▶ _What is needed_:
Up to and including the line with "const fitY = [5, 2330];", reproduce the listing below exactly, beginning at its first line.

==*==

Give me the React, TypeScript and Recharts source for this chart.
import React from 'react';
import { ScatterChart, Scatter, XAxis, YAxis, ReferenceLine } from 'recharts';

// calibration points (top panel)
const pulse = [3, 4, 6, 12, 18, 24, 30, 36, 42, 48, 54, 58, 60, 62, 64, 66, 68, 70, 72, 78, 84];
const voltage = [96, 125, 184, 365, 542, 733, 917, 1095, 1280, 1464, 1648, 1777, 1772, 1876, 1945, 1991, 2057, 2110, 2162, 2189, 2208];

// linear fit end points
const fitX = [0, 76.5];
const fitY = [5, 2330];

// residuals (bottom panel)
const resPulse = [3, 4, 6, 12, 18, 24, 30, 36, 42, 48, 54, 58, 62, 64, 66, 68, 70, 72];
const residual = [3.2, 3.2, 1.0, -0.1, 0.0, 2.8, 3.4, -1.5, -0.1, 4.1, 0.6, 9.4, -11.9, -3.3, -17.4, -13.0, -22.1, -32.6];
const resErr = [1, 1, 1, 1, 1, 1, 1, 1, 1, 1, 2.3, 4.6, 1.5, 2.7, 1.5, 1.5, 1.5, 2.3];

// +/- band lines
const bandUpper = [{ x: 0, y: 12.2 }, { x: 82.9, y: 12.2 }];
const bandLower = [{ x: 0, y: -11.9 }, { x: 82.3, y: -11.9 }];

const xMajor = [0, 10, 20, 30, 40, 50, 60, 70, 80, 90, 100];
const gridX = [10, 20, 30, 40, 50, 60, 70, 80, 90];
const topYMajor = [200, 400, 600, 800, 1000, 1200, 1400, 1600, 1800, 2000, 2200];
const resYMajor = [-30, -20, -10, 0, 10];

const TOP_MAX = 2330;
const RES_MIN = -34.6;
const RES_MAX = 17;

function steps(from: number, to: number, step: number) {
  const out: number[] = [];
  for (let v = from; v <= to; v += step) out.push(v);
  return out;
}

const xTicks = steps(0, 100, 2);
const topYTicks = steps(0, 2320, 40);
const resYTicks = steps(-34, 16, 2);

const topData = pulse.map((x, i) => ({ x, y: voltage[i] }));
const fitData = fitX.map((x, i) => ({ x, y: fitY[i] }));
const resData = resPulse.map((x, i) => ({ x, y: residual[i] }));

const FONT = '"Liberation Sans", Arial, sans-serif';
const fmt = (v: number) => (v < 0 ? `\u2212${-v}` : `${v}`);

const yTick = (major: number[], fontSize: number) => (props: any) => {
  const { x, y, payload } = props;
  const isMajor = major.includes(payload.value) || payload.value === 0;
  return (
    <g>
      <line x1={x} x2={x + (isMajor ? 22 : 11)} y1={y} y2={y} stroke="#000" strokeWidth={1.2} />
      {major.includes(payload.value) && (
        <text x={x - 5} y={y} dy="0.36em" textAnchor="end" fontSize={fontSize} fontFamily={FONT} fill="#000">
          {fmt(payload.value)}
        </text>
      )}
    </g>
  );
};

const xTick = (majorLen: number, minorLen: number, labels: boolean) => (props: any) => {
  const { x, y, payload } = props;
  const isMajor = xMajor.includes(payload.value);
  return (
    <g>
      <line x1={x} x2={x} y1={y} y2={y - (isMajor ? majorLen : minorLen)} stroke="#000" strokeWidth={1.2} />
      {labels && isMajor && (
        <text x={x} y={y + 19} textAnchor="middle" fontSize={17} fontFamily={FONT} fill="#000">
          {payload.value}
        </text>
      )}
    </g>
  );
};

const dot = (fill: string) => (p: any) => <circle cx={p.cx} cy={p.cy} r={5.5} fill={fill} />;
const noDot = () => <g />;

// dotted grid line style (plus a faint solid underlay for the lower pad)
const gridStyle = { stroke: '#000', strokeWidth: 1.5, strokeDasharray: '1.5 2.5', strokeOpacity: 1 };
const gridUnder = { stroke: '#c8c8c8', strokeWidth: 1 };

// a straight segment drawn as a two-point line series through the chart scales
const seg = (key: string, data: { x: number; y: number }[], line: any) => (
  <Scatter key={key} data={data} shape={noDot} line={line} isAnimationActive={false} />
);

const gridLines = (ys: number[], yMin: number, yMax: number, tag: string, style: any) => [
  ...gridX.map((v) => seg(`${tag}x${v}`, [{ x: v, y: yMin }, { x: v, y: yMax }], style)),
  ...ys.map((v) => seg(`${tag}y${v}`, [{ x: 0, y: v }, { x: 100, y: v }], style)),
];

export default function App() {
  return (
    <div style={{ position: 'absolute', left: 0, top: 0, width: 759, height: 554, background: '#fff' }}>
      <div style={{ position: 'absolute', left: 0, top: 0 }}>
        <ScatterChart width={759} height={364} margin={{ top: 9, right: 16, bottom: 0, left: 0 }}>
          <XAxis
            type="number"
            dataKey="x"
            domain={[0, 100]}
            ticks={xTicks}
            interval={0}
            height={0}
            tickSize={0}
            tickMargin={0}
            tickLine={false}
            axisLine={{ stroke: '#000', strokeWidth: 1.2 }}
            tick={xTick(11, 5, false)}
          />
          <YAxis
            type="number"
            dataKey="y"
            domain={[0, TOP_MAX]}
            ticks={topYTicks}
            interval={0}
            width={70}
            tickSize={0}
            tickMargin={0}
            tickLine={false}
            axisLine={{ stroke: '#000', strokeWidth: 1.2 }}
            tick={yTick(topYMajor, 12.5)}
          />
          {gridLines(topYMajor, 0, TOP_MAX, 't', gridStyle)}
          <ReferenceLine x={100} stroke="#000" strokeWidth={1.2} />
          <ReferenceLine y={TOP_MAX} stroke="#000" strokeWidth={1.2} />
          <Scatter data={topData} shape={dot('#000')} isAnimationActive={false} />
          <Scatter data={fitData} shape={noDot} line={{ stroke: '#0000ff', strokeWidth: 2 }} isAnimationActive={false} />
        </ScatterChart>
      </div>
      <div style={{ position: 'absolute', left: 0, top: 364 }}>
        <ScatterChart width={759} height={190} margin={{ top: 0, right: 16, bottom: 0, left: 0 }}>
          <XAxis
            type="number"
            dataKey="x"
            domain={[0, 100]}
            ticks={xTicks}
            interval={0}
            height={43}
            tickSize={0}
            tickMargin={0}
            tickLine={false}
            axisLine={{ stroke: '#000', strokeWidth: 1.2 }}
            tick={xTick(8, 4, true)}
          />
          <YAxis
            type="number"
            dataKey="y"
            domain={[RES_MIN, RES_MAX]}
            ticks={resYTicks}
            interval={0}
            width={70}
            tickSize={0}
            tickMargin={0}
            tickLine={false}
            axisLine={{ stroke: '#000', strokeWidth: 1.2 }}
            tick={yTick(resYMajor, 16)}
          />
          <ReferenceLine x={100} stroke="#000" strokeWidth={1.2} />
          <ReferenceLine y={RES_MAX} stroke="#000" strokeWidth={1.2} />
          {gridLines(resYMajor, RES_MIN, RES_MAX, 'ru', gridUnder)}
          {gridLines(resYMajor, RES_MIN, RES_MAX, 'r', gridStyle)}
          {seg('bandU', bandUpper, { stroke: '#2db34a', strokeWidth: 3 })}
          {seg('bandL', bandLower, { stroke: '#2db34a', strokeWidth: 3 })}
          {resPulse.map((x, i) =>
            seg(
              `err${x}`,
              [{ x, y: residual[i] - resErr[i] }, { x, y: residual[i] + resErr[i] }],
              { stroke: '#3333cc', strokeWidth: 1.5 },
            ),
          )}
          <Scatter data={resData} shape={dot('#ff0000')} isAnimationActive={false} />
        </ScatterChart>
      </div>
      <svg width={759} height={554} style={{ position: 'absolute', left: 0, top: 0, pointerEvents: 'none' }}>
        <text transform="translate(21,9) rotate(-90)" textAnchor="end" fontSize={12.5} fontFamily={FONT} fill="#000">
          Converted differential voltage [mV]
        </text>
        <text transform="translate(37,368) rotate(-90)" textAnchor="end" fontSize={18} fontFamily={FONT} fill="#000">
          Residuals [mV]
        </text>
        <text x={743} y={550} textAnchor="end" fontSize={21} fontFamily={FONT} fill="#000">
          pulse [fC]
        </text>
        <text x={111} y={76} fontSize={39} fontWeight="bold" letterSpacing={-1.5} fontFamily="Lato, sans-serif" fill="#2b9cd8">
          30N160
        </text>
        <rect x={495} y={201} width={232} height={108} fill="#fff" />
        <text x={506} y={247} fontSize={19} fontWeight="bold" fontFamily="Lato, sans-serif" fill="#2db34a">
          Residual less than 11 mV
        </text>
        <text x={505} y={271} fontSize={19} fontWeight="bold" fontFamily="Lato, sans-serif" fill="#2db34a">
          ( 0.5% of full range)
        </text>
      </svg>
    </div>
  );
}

==*==

▶ _Answer_:
Give me the React, TypeScript and Recharts source for this chart.
import React from 'react';
import { ScatterChart, Scatter, XAxis, YAxis, ReferenceLine } from 'recharts';

// calibration points (top panel)
const pulse = [3, 4, 6, 12, 18, 24, 30, 36, 42, 48, 54, 58, 60, 62, 64, 66, 68, 70, 72, 78, 84];
const voltage = [96, 125, 184, 365, 542, 733, 917, 1095, 1280, 1464, 1648, 1777, 1772, 1876, 1945, 1991, 2057, 2110, 2162, 2189, 2208];

// linear fit end points
const fitX = [0, 76.5];
const fitY = [5, 2330];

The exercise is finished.